When to Visit the Dales

When to Visit the Yorkshire Dales

Much of the Yorkshire Dales is situated on high, hilly ground in the North of England. Therefore anyone expecting to take only shorts and T-Shirts at any time of year is probably going to be disappointed (or chilly!). The phrase ‘Four seasons in one day’ is quite appropriate to the Dales and weather can change quickly and vary considerably over quite short distances. On many occasion I’ve reached the Dales in heavy rain, and decided to carry on driving, and found dry conditions in the next valley. Therefore the following should be viewed as a general summary of likely conditions, rather than an absolute view of the weather you’ll find in the Dales at any time of year.

Spring- March to May

Personally, I think Spring is the best time to visit the Dales. The trees are in blossom, daffodils and other wild flowers add colour to the meadows and new-born lambs are everywhere. The days begin to stay light for longer from Mid March and, in recent years, April has provided some warm and sunny weather. It can still be chilly, especially at night, with frost and snow often extending into March and even April. Fields can also be muddy following a long, wet winter .May is the first month where we generally see some genuinely hot days and, coupled with two Bank Holidays, this is the month when visitor volumes will start to increase.

Summer – June to August

Weather is generally warmer (think around high teens degrees centigrade on average) with occasional hotter spells. Summer tends to be quite wet, especially June, so always pack some waterproofs. Visitor numbers will increase, especially at weekends, so you should make accommodation arrangements well in advance. The days are long in mid Summer – daylight generally between 4am and 10pm in the middle of June, allowing you to fit much more into a short visit, though expect busier roads, particularly on sunny weekends and on Bank Holidays.

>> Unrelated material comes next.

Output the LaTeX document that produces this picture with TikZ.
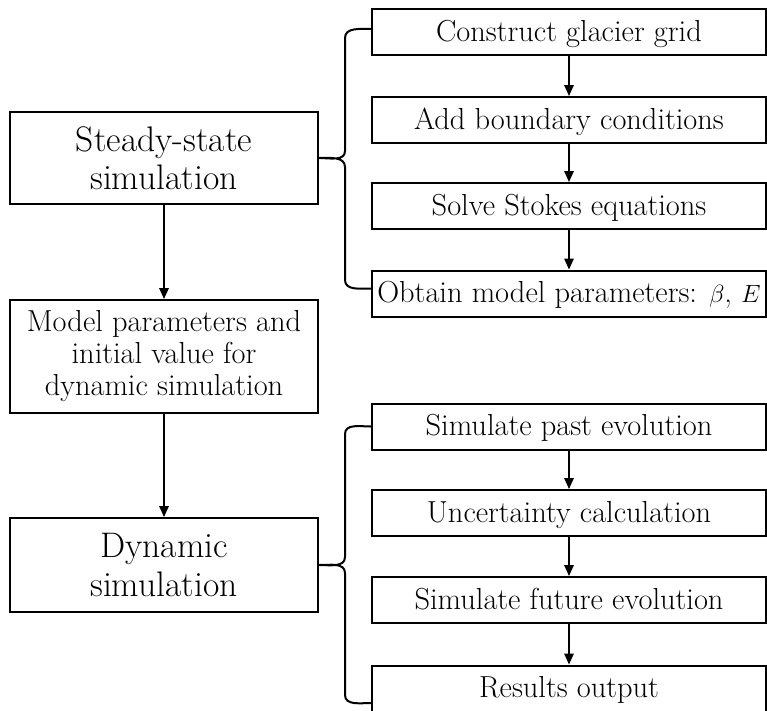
\documentclass[tikz,border=0pt]{standalone}
\usetikzlibrary{arrows.meta,calc}
\tikzset{
  bigbox/.style={draw,line width=2pt,minimum width=308pt,inner sep=0pt,align=center,font=\fontsize{35.5}{38.5}\selectfont},
  midbox/.style={draw,line width=2pt,minimum width=308pt,inner sep=0pt,align=center,font=\fontsize{30.4}{32}\selectfont},
  stepbox/.style={draw,line width=2pt,minimum width=394pt,minimum height=46pt,inner sep=0pt,font=\fontsize{30.4}{32}\selectfont,text height=18pt,text depth=0pt},
  flow/.style={line width=1.6pt,-{Triangle[length=11pt,width=9.5pt]}},
  brace/.style={line width=2pt,line join=round}
}
\begin{document}
\begin{tikzpicture}[x=1pt,y=-1pt]
\useasboundingbox (0,0) rectangle (767,710);
% left column
\node[bigbox,minimum height=92pt] (steady) at (164,158) {Steady-state\\simulation};
\node[midbox,minimum height=113pt] (model) at (164,356.5) {Model parameters and\\initial value for\\dynamic simulation};
\node[bigbox,minimum height=94pt] (dyn) at (164,565) {Dynamic\\simulation};
% right upper
\node[stepbox] (r1) at (569,32) {Construct glacier grid};
\node[stepbox] (r2) at (569,120) {Add boundary conditions};
\node[stepbox] (r3) at (569,206) {Solve Stokes equations};
\node[stepbox] (r4) at (569,293.5) {Obtain model parameters: $\beta$, $E$};
% right lower
\node[stepbox] (r5) at (569,426.5) {Simulate past evolution};
\node[stepbox] (r6) at (569,513) {Uncertainty calculation};
\node[stepbox] (r7) at (569,600) {Simulate future evolution};
\node[stepbox] (r8) at (569,688.5) {Results output};
% arrows
\draw[flow] (steady) -- (model);
\draw[flow] (model) -- (dyn);
\draw[flow] (r1) -- (r2);
\draw[flow] (r2) -- (r3);
\draw[flow] (r3) -- (r4);
\draw[flow] (r5) -- (r6);
\draw[flow] (r6) -- (r7);
\draw[flow] (r7) -- (r8);
% braces
\coordinate (r1j) at ([yshift=3pt]r1.west);
\coordinate (r4j) at ([yshift=5pt]r4.west);
\coordinate (r5j) at (r5.west);
\coordinate (r8j) at ([yshift=-14.5pt]r8.west);
\draw[brace] (r1j) to[out=180,in=90] (345,38) -- (345,151)
  to[out=-90,in=0] (steady.east) to[out=0,in=90] (345,167) -- (345,280)
  to[out=-90,in=180] (r4j);
\draw[brace] (r5j) to[out=180,in=90] (345,434) -- (345,557)
  to[out=-90,in=0] (dyn.east) to[out=0,in=90] (345,573) -- (345,695)
  to[out=-90,in=180] (r8j);
\end{tikzpicture}
\end{document}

Autumn –September and October

The nights begin to draw in, as it gets dark earlier and the weather turns cooler, though generally you should escape frost and snow at this time of year. Late Summer, early Autumn often provides some fine days and temperatures can remain quite high when the sun shines. The leaves begin to change colour and fall from the trees, and although the Dales doesn’t rival New England for ‘Fall’ colours, it can still make for some attractive scenery. With lower visitor numbers, and some good fortune with the weather, Autumn can be a nice time to visit the Dales.

Winter- November to February

November and December are the first months where temperatures start to fall and the first flakes of snow are likely to be seen on higher ground. As a visitor though, the main drawback is the short days. It often doesn’t get light until around 8.30 am and dusk is beginning to fall by 3.30 in the afternoon. In Mid December it will be fully dark not long after 4pm. This therefore cuts down on the time available for outdoor activities, but allows you to spend time in a cosy pub with a roaring fire, and potentially traditional Christmas decorations. Bear in mind that minor roads are often closed following snowfalls and villages and even towns can be cut off temporarily while snow ploughs clear the roads.